条約の主旨に照らしても、難民の認定基準が受入国によって異なることは考えにくい。
難民認定基準が受入国によって異なれば、難民の地位が不安定になるからだ。
しかし日本にだけ偽装難民がやたらとやって来るというのも考えがたい。
偽装難民であれば、認定率の高い国を選ぶはずだからだ。
認定率が0.3%の国にわざわざ偽装してまで難民として申請する人(やブローカー)はいないだろう。
だとすれば、日本は難民条約に加入していながら、独自の基準で運用を行っていることが推論される。
技能実習生制度もそうだが、観光客でないような外国人に対して日本はかなり冷淡な扱いをする。

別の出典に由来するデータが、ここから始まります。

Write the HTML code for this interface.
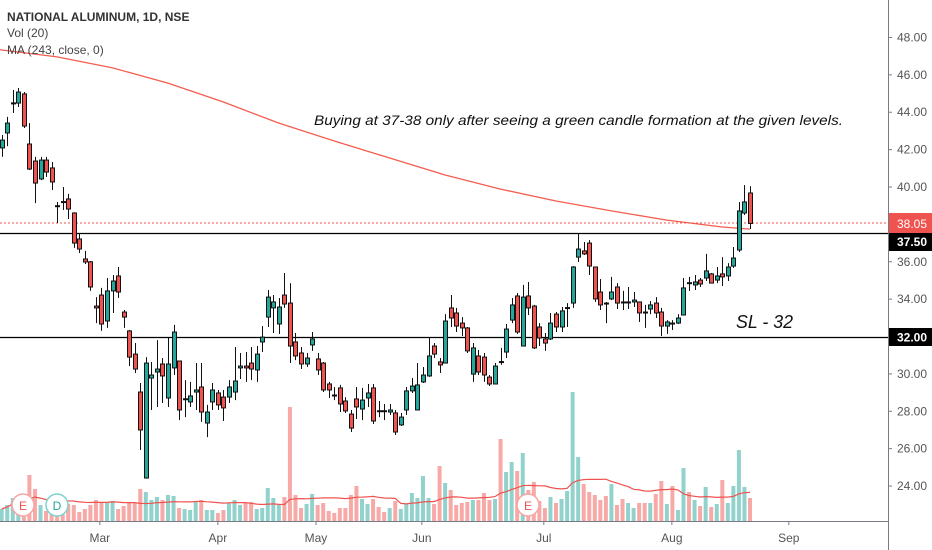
<!DOCTYPE html>
<html><head><meta charset="utf-8">
<style>
html,body{margin:0;padding:0;background:#fff;}
svg{display:block;font-family:"Liberation Sans",sans-serif;}
</style></head>
<body>
<svg id="chart" width="932" height="550" viewBox="0 0 932 550" xmlns="http://www.w3.org/2000/svg">
  <rect x="0" y="0" width="932" height="550" fill="#fff"/>
  <g id="vol"></g>
  <g id="volma"></g>
  <g id="ma"></g>
  <line x1="0" x2="888" y1="223" y2="223" stroke="#ef5350" stroke-width="1" stroke-dasharray="2,2"/>
  <line x1="0" x2="888" y1="233.5" y2="233.5" stroke="#000" stroke-width="1.2"/>
  <line x1="0" x2="888" y1="337.5" y2="337.5" stroke="#000" stroke-width="1.2"/>
  <g id="candles"></g>
  <g id="markers">
    <g><circle cx="23" cy="505" r="11" fill="#fff" stroke="#f7a5a4" stroke-width="1.5"/><text x="23" y="510" font-size="12" fill="#ef5350" text-anchor="middle">E</text></g>
    <g><circle cx="57" cy="505" r="11" fill="#fff" stroke="#7dd3cb" stroke-width="1.5"/><text x="57" y="510" font-size="12" fill="#26a69a" text-anchor="middle">D</text></g>
    <g><circle cx="528" cy="505" r="11" fill="#fff" stroke="#f7a5a4" stroke-width="1.5"/><text x="528" y="510" font-size="12" fill="#ef5350" text-anchor="middle">E</text></g>
  </g>
  <line x1="0" x2="888" y1="521.5" y2="521.5" stroke="#787b86" stroke-width="1"/>
  <line x1="888.5" x2="888.5" y1="0" y2="550" stroke="#787b86" stroke-width="1"/>
  <g id="xaxis"></g>
  <g id="yaxis"></g>
  <g>
    <rect x="889" y="213" width="43" height="20" fill="#ef5350"/>
    <text x="897" y="228" font-size="12" fill="#fff">38.05</text>
    <rect x="889" y="233" width="43" height="18" fill="#000"/>
    <text x="897" y="246" font-size="12" fill="#fff" font-weight="bold">37.50</text>
    <rect x="889" y="328" width="43" height="18" fill="#000"/>
    <text x="897" y="341.5" font-size="12" fill="#fff" font-weight="bold">32.00</text>
  </g>
  <text x="7" y="21" font-size="12" font-weight="bold" fill="#333">NATIONAL ALUMINUM, 1D, NSE</text>
  <text x="7" y="37" font-size="12" fill="#444">Vol (20)</text>
  <text x="7" y="54" font-size="12" fill="#444">MA (243, close, 0)</text>
  <text x="314" y="125" font-size="14" font-style="italic" fill="#111" textLength="529" lengthAdjust="spacingAndGlyphs">Buying at 37-38 only after seeing a green candle formation at the given levels.</text>
  <text x="736" y="328" font-size="18" font-style="italic" fill="#111" textLength="57" lengthAdjust="spacingAndGlyphs">SL - 32</text>
</svg>
<script>
const opens=[42.09,42.89,44.45,44.49,44.98,42.30,41.39,40.43,41.44,41.02,39.0,39.22,39.36,38.61,37.22,36.15,36.0,33.63,34.22,32.83,34.44,35.24,33.31,32.30,31.06,29.03,24.43,29.78,30.1,30.53,28.71,30.32,30.69,28.63,28.50,29.03,29.3,27.37,28.5,28.98,28.76,28.76,29.03,30.32,30.42,30.58,30.21,31.71,33.04,33.53,32.67,34.22,33.79,31.71,31.12,30.53,31.55,30.8,30.58,29.46,28.87,29.25,28.55,27.85,28.66,28.12,28.71,29.25,28.03,28.03,27.96,27.91,27.27,28.07,29.09,28.07,29.57,29.89,31.49,30.64,30.58,33.53,33.26,32.72,32.46,29.99,30.96,30.9,29.83,29.46,30.66,31.17,32.88,34.17,31.49,34.17,33.63,32.51,31.87,31.87,33.2,32.51,33.5,33.79,36.25,36.58,37.0,35.72,34.38,33.79,34.01,34.65,33.85,33.83,33.85,33.85,33.31,33.47,33.79,33.31,32.56,32.72,32.72,33.15,34.88,34.76,35.02,35.13,35.35,35.02,35.35,35.24,35.77,36.63,38.61,39.68];
const highs=[42.78,43.75,45.19,45.30,45.08,43.42,41.61,41.61,41.61,41.34,39.20,40.0,39.63,38.65,37.54,36.58,36.04,34.11,34.6,35.13,35.29,35.72,33.42,32.35,31.65,29.51,30.9,30.64,31.81,30.85,31.92,32.62,30.69,29.67,29.57,30.58,30.58,28.34,29.51,29.14,29.14,29.67,31.44,31.12,31.17,31.44,31.49,32.56,34.49,34.22,34.06,35.4,34.86,32.19,31.44,31.12,32.24,31.12,30.64,29.57,29.3,29.41,28.76,28.07,29.3,29.25,29.46,29.46,28.55,28.39,28.39,28.07,27.91,29.3,29.78,30.58,30.37,31.92,31.65,30.85,33.2,34.22,33.53,33.04,32.51,31.65,31.28,31.12,29.94,30.58,31.39,32.67,34.06,34.33,34.76,34.92,33.69,32.72,32.19,33.26,33.31,33.58,33.79,35.77,37.54,37.06,37.16,35.72,35.08,33.85,35.19,34.86,34.44,34.65,34.38,33.85,33.69,33.9,34.11,33.53,32.88,32.88,33.2,35.13,35.19,35.29,35.13,36.42,35.4,35.72,36.25,35.93,36.79,39.2,40.1,40.05];
const lows=[41.61,42.19,43.96,44.28,43.16,40.91,39.14,40.37,40.54,39.84,38.07,38.77,38.29,36.74,36.47,35.88,34.44,32.72,32.3,32.46,33.26,34.06,32.46,30.42,30.05,25.93,24.4,28.07,28.23,28.44,28.23,29.94,27.53,27.69,28.23,28.07,27.43,26.62,28.07,28.07,27.48,28.44,28.6,29.73,29.57,29.67,29.57,31.17,32.51,32.19,32.14,33.53,30.58,30.74,30.26,30.37,31.23,29.94,29.03,28.71,28.6,27.96,27.91,26.89,27.59,27.53,28.23,27.32,27.69,27.53,27.8,26.73,27.21,27.8,28.98,28.07,29.51,29.84,30.85,30.05,30.58,32.51,32.24,32.03,31.12,29.57,29.94,29.57,29.35,29.46,30.48,30.85,32.72,32.14,31.49,33.15,31.33,31.49,31.23,31.81,32.24,32.24,32.51,33.53,35.99,36.36,35.29,33.85,33.42,32.72,33.95,33.47,33.42,33.47,33.58,32.78,32.46,33.2,32.99,32.03,32.14,32.35,32.67,33.15,34.44,34.49,34.65,34.97,34.86,34.86,34.7,34.97,35.67,36.52,38.5,37.75];
const closes=[42.51,43.42,44.5,45.08,43.26,40.96,40.21,41.44,40.80,40.27,38.98,39.18,38.82,37.0,36.68,35.99,34.65,33.53,32.67,34.44,34.97,34.38,33.04,30.90,30.26,27.0,30.58,29.94,30.26,29.89,30.53,32.24,28.07,28.67,28.82,29.14,27.96,27.96,29.14,28.34,28.18,29.3,29.62,30.42,30.32,30.26,31.06,31.97,34.11,33.85,33.58,33.74,31.49,30.96,30.53,30.85,31.87,30.21,29.14,29.14,28.85,28.39,28.02,27.1,28.23,28.6,28.98,27.48,28.0,28.0,28.07,26.89,27.69,29.09,29.35,29.41,29.94,30.96,31.06,30.48,32.83,32.99,32.56,32.46,31.23,31.39,30.1,29.94,29.46,30.42,30.62,32.4,33.69,32.24,34.11,33.53,31.39,31.92,31.65,32.72,32.51,33.37,33.55,35.72,36.68,36.42,35.77,34.01,33.69,33.77,34.38,33.79,33.83,33.85,33.95,33.26,33.3,33.69,33.26,32.56,32.78,32.7,32.99,34.6,34.86,34.92,34.81,35.51,34.86,35.24,35.19,35.72,36.2,38.72,39.2,38.05];
const volumes=[1.2,1.6,2.3,2.0,1.8,4.6,3.2,1.6,1.0,2.0,1.7,1.5,1.7,1.6,0.9,1.2,1.6,2.1,1.8,1.9,2.0,1.2,1.5,1.8,1.8,3.2,2.9,2.1,2.4,2.1,2.6,2.5,1.3,1.2,1.1,1.9,2.1,1.1,1.1,0.8,1.1,1.8,2.1,1.6,1.8,1.9,1.2,1.3,3.3,2.3,1.6,2.4,11.4,2.6,1.3,1.7,2.7,1.6,1.8,1.0,0.8,1.3,1.3,2.6,3.5,2.2,1.7,2.2,1.4,0.9,1.3,2.0,1.2,1.7,2.8,2.3,4.5,2.3,1.7,5.5,3.8,3.1,1.6,1.8,1.9,2.1,2.1,2.8,2.1,2.2,8.2,4.9,5.9,5.0,6.8,3.1,3.9,2.0,1.3,2.4,1.8,2.2,3.0,12.9,6.4,3.7,2.9,2.6,2.1,2.5,3.7,1.6,2.2,1.8,1.3,1.8,1.8,1.8,2.7,4.0,1.7,3.5,1.1,5.3,2.9,2.1,1.5,3.4,1.4,1.7,4.1,1.8,3.5,7.1,3.4,2.3];
const maIdx=[0,10,20,30,40,50,60,70,80,90,100,110,120,130,135];
const maVals=[47.33,46.96,46.37,45.56,44.55,43.42,42.46,41.55,40.64,39.89,39.25,38.72,38.23,37.86,37.75];
const priceTicks=[48,46,44,42,40,36,34,30,28,26,24];
const monthLabels=["Mar","Apr","May","Jun","Jul","Aug","Sep"];
const monthBarIdx=[17.7,39,56.7,75.8,97.8,120.9,142];

const NS="http://www.w3.org/2000/svg";
const X0=1.7, STEP=5.543;
function xs(i){return X0+i*STEP;}
function ys(p){return 187+(40-p)*18.69;}
function yv(v){return 521-v*10;}
function mk(tag,attrs,parent){const e=document.createElementNS(NS,tag);for(const k in attrs)e.setAttribute(k,attrs[k]);parent.appendChild(e);return e;}

const gV=document.getElementById('vol');
for(let i=0;i<volumes.length;i++){
  const up=closes[i]>=opens[i];
  const r=mk('rect',{x:xs(i)-2,y:yv(volumes[i]),width:4,height:521-yv(volumes[i]),fill:up?'#26a69a':'#ef5350','fill-opacity':0.5},gV);
  
  
}
// volume MA(20)
let pts=[];
for(let i=0;i<volumes.length;i++){
  const s=Math.max(0,i-19);let sum=0;for(let j=s;j<=i;j++)sum+=volumes[j];
  pts.push(xs(i).toFixed(1)+','+yv(sum/(i-s+1)).toFixed(1));
}
const vl=mk('polyline',{points:pts.join(' '),fill:'none',stroke:'#ef5350','stroke-width':1.2},document.getElementById('volma'));


// MA 243
let mp=['0,'+ys(maVals[0]+0.02).toFixed(1)];
for(let k=0;k<maIdx.length;k++)mp.push(xs(maIdx[k]).toFixed(1)+','+ys(maVals[k]).toFixed(1));
const ml=mk('polyline',{points:mp.join(' '),fill:'none',stroke:'#f45d4f','stroke-width':1.3,'stroke-linejoin':'round'},document.getElementById('ma'));


// candles
const gC=document.getElementById('candles');
for(let i=0;i<opens.length;i++){
  const up=closes[i]>=opens[i];
  const g=mk('g',{},gC);
  
  
  const x=Math.round(xs(i))+0.5;
  mk('line',{x1:x,x2:x,y1:ys(highs[i]),y2:ys(lows[i]),stroke:'#111','stroke-width':1},g);
  const top=ys(Math.max(opens[i],closes[i])), bot=ys(Math.min(opens[i],closes[i]));
  mk('rect',{x:x-2,y:top,width:4,height:Math.max(1,bot-top),fill:up?'#26a69a':'#ef5350',stroke:'#111','stroke-width':1},g);
}
// y axis
const gY=document.getElementById('yaxis');
for(const t of priceTicks){
  const y=ys(t);
  mk('line',{x1:888,x2:892,y1:y,y2:y,stroke:'#787b86'},gY);
  const tx=mk('text',{x:897,y:y+4,'font-size':12,fill:'#555'},gY);
  tx.textContent=t.toFixed(2);
  
  
}
// x axis
const gX=document.getElementById('xaxis');
for(let k=0;k<monthLabels.length;k++){
  const x=xs(monthBarIdx[k]);
  mk('line',{x1:x,x2:x,y1:521,y2:525,stroke:'#787b86'},gX);
  const tx=mk('text',{x:x,y:542,'font-size':12,fill:'#555','text-anchor':'middle'},gX);
  tx.textContent=monthLabels[k];
  
  
}
</script>
</body></html>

難民と認定されれば、永住許可への道が開かれ、日本国民と同様の手当などを受けられるようになる。もちろん日本での労働も可能だ。
認定されない場合は、そのまま入国者収容所に入れられるか、法務大臣から「在留特別許可」が下りるかだ。
在留許可は3〜6ヵ月おきに更新が必要で、特別な許可を得ないかぎり、いかなる労働も認められない。
その他に「仮放免」という不安定な状態もある。
ほんらい収容されているはずの入国者収容所から一時的に身柄の拘束を解かれた状態だ。
当然、労働はできない。また、何の違法行為をしなくても突然、収容されることがある。

難民とは、さまざまな理由で母国から逃げるようにして来た人たちだ。金銭的な余裕はないだろう。
(偽装難民も同じだ。偽装難民は仕事を求めて来ているはずだからだ。)
すでに日本で生活している同国人で、後から来た同国人をサポートできるほどの金銭的余裕のある人はそれほど多くはあるまい。
日本国からの公的な援助がなければ生活できるはずもない。
ほとんどの人は労働せざるを得ない。しかしそれは違法である。

違法なことをしなければ生活できない状態に「仮放免」する。あるいは「在留特別許可」を出す。
(違法なことをしていなくても、仮放免の人はいつでも収容できるのだが。)
少なくとも難民申請をして日本にいる多くの人たちの地位がそんな状況だ。
「難民の地位に関する条約」という名前から想像されるものとはだいぶ異なるのではないか。

1000人のうち3人しか難民認定しない。
言い方を換えれば、難民申請をした人の997人は難民ではないと認めたことになる。
難民でないなら、それは不法入国者や不法滞在者になるはずだ。
であれば、来た国に強制送還すれば良い。そのほうがすっきりしている。
しかしそれはできないのだろう。難民条約では、難民を迫害する国に送り返してはならないと決まっているからだ。

難民申請者の中には偽装をしている人もいるだろう。
しかしカナダやアメリカやドイツを基準にすれば、認定率が0.3%というはあまりにかけ離れている。
カナダやアメリカやドイツの認定機関があまりにも間抜けで、日本のそれはあまりにも優秀とでも言うのか。
おそらく、何らかの理由で難民を認定したくないのだろう。
その理由のひとつは簡単に推論できる。多くの難民を認定したときに生じる状況を避けたいのだ。
すなわち、永住権を持った外国人が日本社会にたくさん存在することだ。

もしそうであれば、この社会は、本当に助けを必要としている人たちを多く見捨てていることになる。
外国人だから見捨てるというなら、日本人であるという理由だけで、外国からそのように扱われること私たちは受け入れねばならない。
外国人だから見捨てるという社会は、いずれ同じように日本人も(たとえば、生産性がないという理由で)見捨てる社会を作るだろう。

そんな社会でも見捨てられないように頑張るのか、そんな社会を作らないように頑張るのか。
この社会で生きている人は、そんな選択を迫られている気がする。